(Stored records)

++++++++

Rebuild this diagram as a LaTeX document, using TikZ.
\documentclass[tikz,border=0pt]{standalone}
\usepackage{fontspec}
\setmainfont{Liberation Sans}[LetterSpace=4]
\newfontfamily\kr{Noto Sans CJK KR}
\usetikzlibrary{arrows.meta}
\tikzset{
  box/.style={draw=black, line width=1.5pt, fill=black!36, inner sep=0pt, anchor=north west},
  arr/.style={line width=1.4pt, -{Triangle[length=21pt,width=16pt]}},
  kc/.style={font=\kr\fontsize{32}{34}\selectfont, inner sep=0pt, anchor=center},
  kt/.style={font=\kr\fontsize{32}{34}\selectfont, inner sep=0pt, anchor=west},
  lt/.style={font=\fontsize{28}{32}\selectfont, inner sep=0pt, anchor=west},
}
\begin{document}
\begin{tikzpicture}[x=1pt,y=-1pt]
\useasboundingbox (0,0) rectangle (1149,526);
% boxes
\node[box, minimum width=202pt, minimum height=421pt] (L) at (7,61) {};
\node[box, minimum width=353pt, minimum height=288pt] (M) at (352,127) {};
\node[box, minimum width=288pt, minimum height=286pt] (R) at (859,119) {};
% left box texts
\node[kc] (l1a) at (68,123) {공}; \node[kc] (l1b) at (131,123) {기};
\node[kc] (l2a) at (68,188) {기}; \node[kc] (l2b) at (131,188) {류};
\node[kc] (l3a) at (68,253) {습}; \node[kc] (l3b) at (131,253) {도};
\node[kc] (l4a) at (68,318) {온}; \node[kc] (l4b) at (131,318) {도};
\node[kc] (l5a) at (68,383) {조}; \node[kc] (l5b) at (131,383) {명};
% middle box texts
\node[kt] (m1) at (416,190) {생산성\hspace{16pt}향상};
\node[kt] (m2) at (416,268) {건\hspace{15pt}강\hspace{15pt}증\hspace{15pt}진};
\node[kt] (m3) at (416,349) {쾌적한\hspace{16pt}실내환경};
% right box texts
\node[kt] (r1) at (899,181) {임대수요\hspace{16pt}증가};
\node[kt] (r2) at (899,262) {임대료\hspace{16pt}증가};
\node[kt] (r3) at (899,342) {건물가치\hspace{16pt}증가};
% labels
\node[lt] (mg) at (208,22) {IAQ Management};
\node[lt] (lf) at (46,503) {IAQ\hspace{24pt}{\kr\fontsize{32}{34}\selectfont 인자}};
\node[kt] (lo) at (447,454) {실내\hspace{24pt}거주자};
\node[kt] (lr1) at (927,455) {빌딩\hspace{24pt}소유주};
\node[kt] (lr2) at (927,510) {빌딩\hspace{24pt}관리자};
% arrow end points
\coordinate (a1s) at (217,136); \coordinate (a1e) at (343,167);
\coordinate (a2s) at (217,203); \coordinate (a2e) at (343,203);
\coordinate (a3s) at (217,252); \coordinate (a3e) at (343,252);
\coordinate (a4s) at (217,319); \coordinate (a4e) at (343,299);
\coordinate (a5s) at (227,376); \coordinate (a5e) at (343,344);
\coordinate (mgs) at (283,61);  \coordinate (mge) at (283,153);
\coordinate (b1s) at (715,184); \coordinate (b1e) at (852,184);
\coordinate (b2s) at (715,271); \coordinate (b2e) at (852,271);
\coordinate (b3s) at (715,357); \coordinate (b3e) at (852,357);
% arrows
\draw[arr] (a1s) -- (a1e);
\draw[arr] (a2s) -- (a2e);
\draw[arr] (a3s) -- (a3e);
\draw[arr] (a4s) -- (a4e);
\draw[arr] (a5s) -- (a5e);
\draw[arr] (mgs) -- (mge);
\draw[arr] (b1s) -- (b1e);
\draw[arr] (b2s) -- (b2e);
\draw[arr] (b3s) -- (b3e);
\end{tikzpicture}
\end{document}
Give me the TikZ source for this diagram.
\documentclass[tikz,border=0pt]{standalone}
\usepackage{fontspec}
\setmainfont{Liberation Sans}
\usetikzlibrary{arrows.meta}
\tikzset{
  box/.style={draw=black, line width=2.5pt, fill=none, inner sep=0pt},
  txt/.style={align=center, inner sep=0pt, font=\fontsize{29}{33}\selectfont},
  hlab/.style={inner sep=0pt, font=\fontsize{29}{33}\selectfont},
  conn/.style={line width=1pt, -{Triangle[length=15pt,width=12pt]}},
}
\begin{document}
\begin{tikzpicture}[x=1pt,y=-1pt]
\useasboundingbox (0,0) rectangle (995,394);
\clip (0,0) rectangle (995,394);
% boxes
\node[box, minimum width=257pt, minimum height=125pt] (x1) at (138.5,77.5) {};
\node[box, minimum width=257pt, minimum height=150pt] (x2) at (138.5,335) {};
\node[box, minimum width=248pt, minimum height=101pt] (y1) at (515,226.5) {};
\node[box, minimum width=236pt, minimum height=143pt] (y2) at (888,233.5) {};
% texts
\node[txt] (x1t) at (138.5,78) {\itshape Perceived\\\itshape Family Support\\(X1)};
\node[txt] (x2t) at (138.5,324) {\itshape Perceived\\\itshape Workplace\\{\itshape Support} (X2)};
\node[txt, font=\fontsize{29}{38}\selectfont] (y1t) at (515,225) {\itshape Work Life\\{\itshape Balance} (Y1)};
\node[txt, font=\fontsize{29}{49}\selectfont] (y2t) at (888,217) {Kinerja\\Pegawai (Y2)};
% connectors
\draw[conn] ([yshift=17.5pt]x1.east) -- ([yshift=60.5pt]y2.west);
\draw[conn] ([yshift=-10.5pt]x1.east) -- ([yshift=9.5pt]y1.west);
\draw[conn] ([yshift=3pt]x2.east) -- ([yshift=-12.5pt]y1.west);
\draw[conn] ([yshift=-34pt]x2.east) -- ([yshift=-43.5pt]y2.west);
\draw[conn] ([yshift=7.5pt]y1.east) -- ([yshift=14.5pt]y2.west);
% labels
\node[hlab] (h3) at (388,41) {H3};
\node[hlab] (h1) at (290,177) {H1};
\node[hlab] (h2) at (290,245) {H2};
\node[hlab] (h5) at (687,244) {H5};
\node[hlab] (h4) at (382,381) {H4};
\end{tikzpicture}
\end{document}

++++++++

→ Exercise objective
Repeat the lines above exactly.

→ The reply
Rebuild this diagram as a LaTeX document, using TikZ.
\documentclass[tikz,border=0pt]{standalone}
\usepackage{fontspec}
\setmainfont{Liberation Sans}[LetterSpace=4]
\newfontfamily\kr{Noto Sans CJK KR}
\usetikzlibrary{arrows.meta}
\tikzset{
  box/.style={draw=black, line width=1.5pt, fill=black!36, inner sep=0pt, anchor=north west},
  arr/.style={line width=1.4pt, -{Triangle[length=21pt,width=16pt]}},
  kc/.style={font=\kr\fontsize{32}{34}\selectfont, inner sep=0pt, anchor=center},
  kt/.style={font=\kr\fontsize{32}{34}\selectfont, inner sep=0pt, anchor=west},
  lt/.style={font=\fontsize{28}{32}\selectfont, inner sep=0pt, anchor=west},
}
\begin{document}
\begin{tikzpicture}[x=1pt,y=-1pt]
\useasboundingbox (0,0) rectangle (1149,526);
% boxes
\node[box, minimum width=202pt, minimum height=421pt] (L) at (7,61) {};
\node[box, minimum width=353pt, minimum height=288pt] (M) at (352,127) {};
\node[box, minimum width=288pt, minimum height=286pt] (R) at (859,119) {};
% left box texts
\node[kc] (l1a) at (68,123) {공}; \node[kc] (l1b) at (131,123) {기};
\node[kc] (l2a) at (68,188) {기}; \node[kc] (l2b) at (131,188) {류};
\node[kc] (l3a) at (68,253) {습}; \node[kc] (l3b) at (131,253) {도};
\node[kc] (l4a) at (68,318) {온}; \node[kc] (l4b) at (131,318) {도};
\node[kc] (l5a) at (68,383) {조}; \node[kc] (l5b) at (131,383) {명};
% middle box texts
\node[kt] (m1) at (416,190) {생산성\hspace{16pt}향상};
\node[kt] (m2) at (416,268) {건\hspace{15pt}강\hspace{15pt}증\hspace{15pt}진};
\node[kt] (m3) at (416,349) {쾌적한\hspace{16pt}실내환경};
% right box texts
\node[kt] (r1) at (899,181) {임대수요\hspace{16pt}증가};
\node[kt] (r2) at (899,262) {임대료\hspace{16pt}증가};
\node[kt] (r3) at (899,342) {건물가치\hspace{16pt}증가};
% labels
\node[lt] (mg) at (208,22) {IAQ Management};
\node[lt] (lf) at (46,503) {IAQ\hspace{24pt}{\kr\fontsize{32}{34}\selectfont 인자}};
\node[kt] (lo) at (447,454) {실내\hspace{24pt}거주자};
\node[kt] (lr1) at (927,455) {빌딩\hspace{24pt}소유주};
\node[kt] (lr2) at (927,510) {빌딩\hspace{24pt}관리자};
% arrow end points
\coordinate (a1s) at (217,136); \coordinate (a1e) at (343,167);
\coordinate (a2s) at (217,203); \coordinate (a2e) at (343,203);
\coordinate (a3s) at (217,252); \coordinate (a3e) at (343,252);
\coordinate (a4s) at (217,319); \coordinate (a4e) at (343,299);
\coordinate (a5s) at (227,376); \coordinate (a5e) at (343,344);
\coordinate (mgs) at (283,61);  \coordinate (mge) at (283,153);
\coordinate (b1s) at (715,184); \coordinate (b1e) at (852,184);
\coordinate (b2s) at (715,271); \coordinate (b2e) at (852,271);
\coordinate (b3s) at (715,357); \coordinate (b3e) at (852,357);
% arrows
\draw[arr] (a1s) -- (a1e);
\draw[arr] (a2s) -- (a2e);
\draw[arr] (a3s) -- (a3e);
\draw[arr] (a4s) -- (a4e);
\draw[arr] (a5s) -- (a5e);
\draw[arr] (mgs) -- (mge);
\draw[arr] (b1s) -- (b1e);
\draw[arr] (b2s) -- (b2e);
\draw[arr] (b3s) -- (b3e);
\end{tikzpicture}
\end{document}
Give me the TikZ source for this diagram.
\documentclass[tikz,border=0pt]{standalone}
\usepackage{fontspec}
\setmainfont{Liberation Sans}
\usetikzlibrary{arrows.meta}
\tikzset{
  box/.style={draw=black, line width=2.5pt, fill=none, inner sep=0pt},
  txt/.style={align=center, inner sep=0pt, font=\fontsize{29}{33}\selectfont},
  hlab/.style={inner sep=0pt, font=\fontsize{29}{33}\selectfont},
  conn/.style={line width=1pt, -{Triangle[length=15pt,width=12pt]}},
}
\begin{document}
\begin{tikzpicture}[x=1pt,y=-1pt]
\useasboundingbox (0,0) rectangle (995,394);
\clip (0,0) rectangle (995,394);
% boxes
\node[box, minimum width=257pt, minimum height=125pt] (x1) at (138.5,77.5) {};
\node[box, minimum width=257pt, minimum height=150pt] (x2) at (138.5,335) {};
\node[box, minimum width=248pt, minimum height=101pt] (y1) at (515,226.5) {};
\node[box, minimum width=236pt, minimum height=143pt] (y2) at (888,233.5) {};
% texts
\node[txt] (x1t) at (138.5,78) {\itshape Perceived\\\itshape Family Support\\(X1)};
\node[txt] (x2t) at (138.5,324) {\itshape Perceived\\\itshape Workplace\\{\itshape Support} (X2)};
\node[txt, font=\fontsize{29}{38}\selectfont] (y1t) at (515,225) {\itshape Work Life\\{\itshape Balance} (Y1)};
\node[txt, font=\fontsize{29}{49}\selectfont] (y2t) at (888,217) {Kinerja\\Pegawai (Y2)};
% connectors
\draw[conn] ([yshift=17.5pt]x1.east) -- ([yshift=60.5pt]y2.west);
\draw[conn] ([yshift=-10.5pt]x1.east) -- ([yshift=9.5pt]y1.west);
\draw[conn] ([yshift=3pt]x2.east) -- ([yshift=-12.5pt]y1.west);
\draw[conn] ([yshift=-34pt]x2.east) -- ([yshift=-43.5pt]y2.west);
\draw[conn] ([yshift=7.5pt]y1.east) -- ([yshift=14.5pt]y2.west);
% labels
\node[hlab] (h3) at (388,41) {H3};
\node[hlab] (h1) at (290,177) {H1};
\node[hlab] (h2) at (290,245) {H2};
\node[hlab] (h5) at (687,244) {H5};
\node[hlab] (h4) at (382,381) {H4};
\end{tikzpicture}
\end{document}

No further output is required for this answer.